**WORK REQUIRED:** Skip all pictures, then copy the lines from the start of the data through the line with "ax = fig.add_axes([0.0973, 0.1733, 0.9187, 0.8003])", keeping both ends.

============

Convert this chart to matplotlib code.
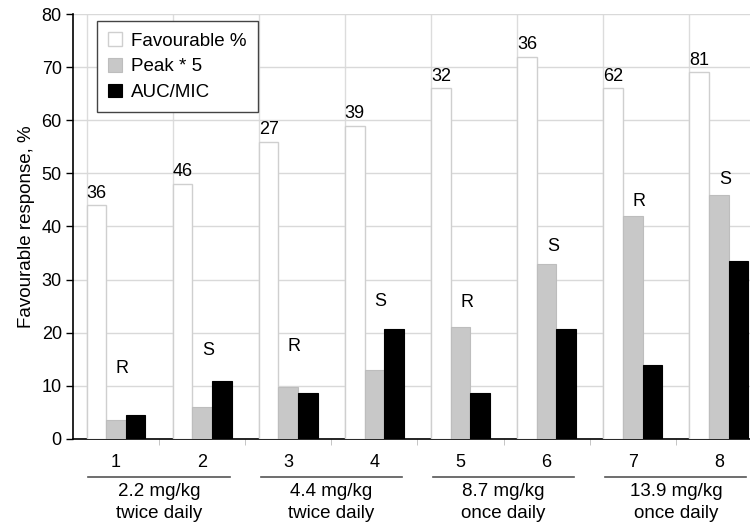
import matplotlib
matplotlib.use("Agg")
import matplotlib.pyplot as plt
import numpy as np

plt.rcParams['font.family'] = ['Liberation Sans', 'DejaVu Sans']

categories = ['1', '2', '3', '4', '5', '6', '7', '8']
favourable = [44, 48, 56, 59, 66, 72, 66, 69]
peak5 = [3.6, 6, 9.7, 13, 21, 33, 42, 46]
auc_mic = [4.5, 11, 8.7, 20.7, 8.7, 20.7, 14, 33.5]
n_labels = ['36', '46', '27', '39', '32', '36', '62', '81']
rs_labels = ['R', 'S', 'R', 'S', 'R', 'S', 'R', 'S']
rs_heights = [13.2, 16.6, 17.4, 25.8, 25.7, 36.2, 44.8, 48.8]
groups = ['2.2 mg/kg\ntwice daily', '4.4 mg/kg\ntwice daily',
          '8.7 mg/kg\nonce daily', '13.9 mg/kg\nonce daily']

FS = 13

fig = plt.figure(figsize=(7.5, 5.31), dpi=100)
ax = fig.add_axes([0.0973, 0.1733, 0.9187, 0.8003])

x = np.arange(len(categories))
w = 0.228
ax.bar(x - w, favourable, w, color='white', edgecolor='#cfcfcf', linewidth=1, label='Favourable %', zorder=3)
ax.bar(x, peak5, w, color='#c8c8c8', edgecolor='#bdbdbd', linewidth=0.8, label='Peak * 5', zorder=3)
ax.bar(x + w, auc_mic, w, color='black', edgecolor='black', linewidth=0.8, label='AUC/MIC', zorder=3)

for xi, v, t in zip(x, favourable, n_labels):
    ax.text(xi - w, v + 0.7, t, ha='center', va='bottom', fontsize=FS, zorder=4)
for xi, h, t in zip(x, rs_heights, rs_labels):
    ax.text(xi + 0.07, h, t, ha='center', va='center', fontsize=FS, zorder=4)

ax.set_ylim(0, 80)
ax.set_xlim(-0.5, len(categories) - 0.5)
ax.set_yticks(np.arange(0, 81, 10))
ax.yaxis.grid(True, color='#d9d9d9', linewidth=1, zorder=0)
for xi in x:
    ax.axvline(xi - 1.5 * w, color='#dcdcdc', linewidth=1, zorder=0)
ax.set_axisbelow(True)

ax.set_xticks(x)
ax.set_xticklabels(categories, fontsize=FS)
ax.tick_params(axis='x', length=0, pad=11)
ax.set_xticks(np.arange(0.5, len(categories) - 0.5, 1), minor=True)
ax.tick_params(axis='x', which='minor', length=4, color='#bbbbbb')
ax.tick_params(axis='y', labelsize=FS, length=5, width=1, pad=3)

for s in ['top', 'right']:
    ax.spines[s].set_visible(False)
ax.spines['left'].set_linewidth(1.2)
ax.spines['bottom'].set_linewidth(1.2)

ax.set_ylabel('Favourable response, %', fontsize=13.5, labelpad=5)

trans = ax.get_xaxis_transform()
for gi, g in enumerate(groups):
    gc = 2 * gi + 0.5
    ax.plot([gc - 0.82, gc + 0.82], [-0.089, -0.089], transform=trans, color='#555555',
            linewidth=1.2, clip_on=False)
    ax.text(gc, -0.104, g, transform=trans, ha='center', va='top', fontsize=13.5,
            linespacing=1.35)

leg = ax.legend(loc='upper left', bbox_to_anchor=(0.035, 0.983), fontsize=13.5,
                frameon=True, fancybox=False, edgecolor='#444444', framealpha=1,
                handlelength=0.72, handleheight=0.72, handletextpad=0.5,
                borderpad=0.6, labelspacing=0.45, borderaxespad=0)
leg.get_frame().set_linewidth(1)

fig.savefig('out.png', dpi=100)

============

**PROBLEM SOLUTION:**
Convert this chart to matplotlib code.
import matplotlib
matplotlib.use("Agg")
import matplotlib.pyplot as plt
import numpy as np

plt.rcParams['font.family'] = ['Liberation Sans', 'DejaVu Sans']

categories = ['1', '2', '3', '4', '5', '6', '7', '8']
favourable = [44, 48, 56, 59, 66, 72, 66, 69]
peak5 = [3.6, 6, 9.7, 13, 21, 33, 42, 46]
auc_mic = [4.5, 11, 8.7, 20.7, 8.7, 20.7, 14, 33.5]
n_labels = ['36', '46', '27', '39', '32', '36', '62', '81']
rs_labels = ['R', 'S', 'R', 'S', 'R', 'S', 'R', 'S']
rs_heights = [13.2, 16.6, 17.4, 25.8, 25.7, 36.2, 44.8, 48.8]
groups = ['2.2 mg/kg\ntwice daily', '4.4 mg/kg\ntwice daily',
          '8.7 mg/kg\nonce daily', '13.9 mg/kg\nonce daily']

FS = 13

fig = plt.figure(figsize=(7.5, 5.31), dpi=100)
ax = fig.add_axes([0.0973, 0.1733, 0.9187, 0.8003])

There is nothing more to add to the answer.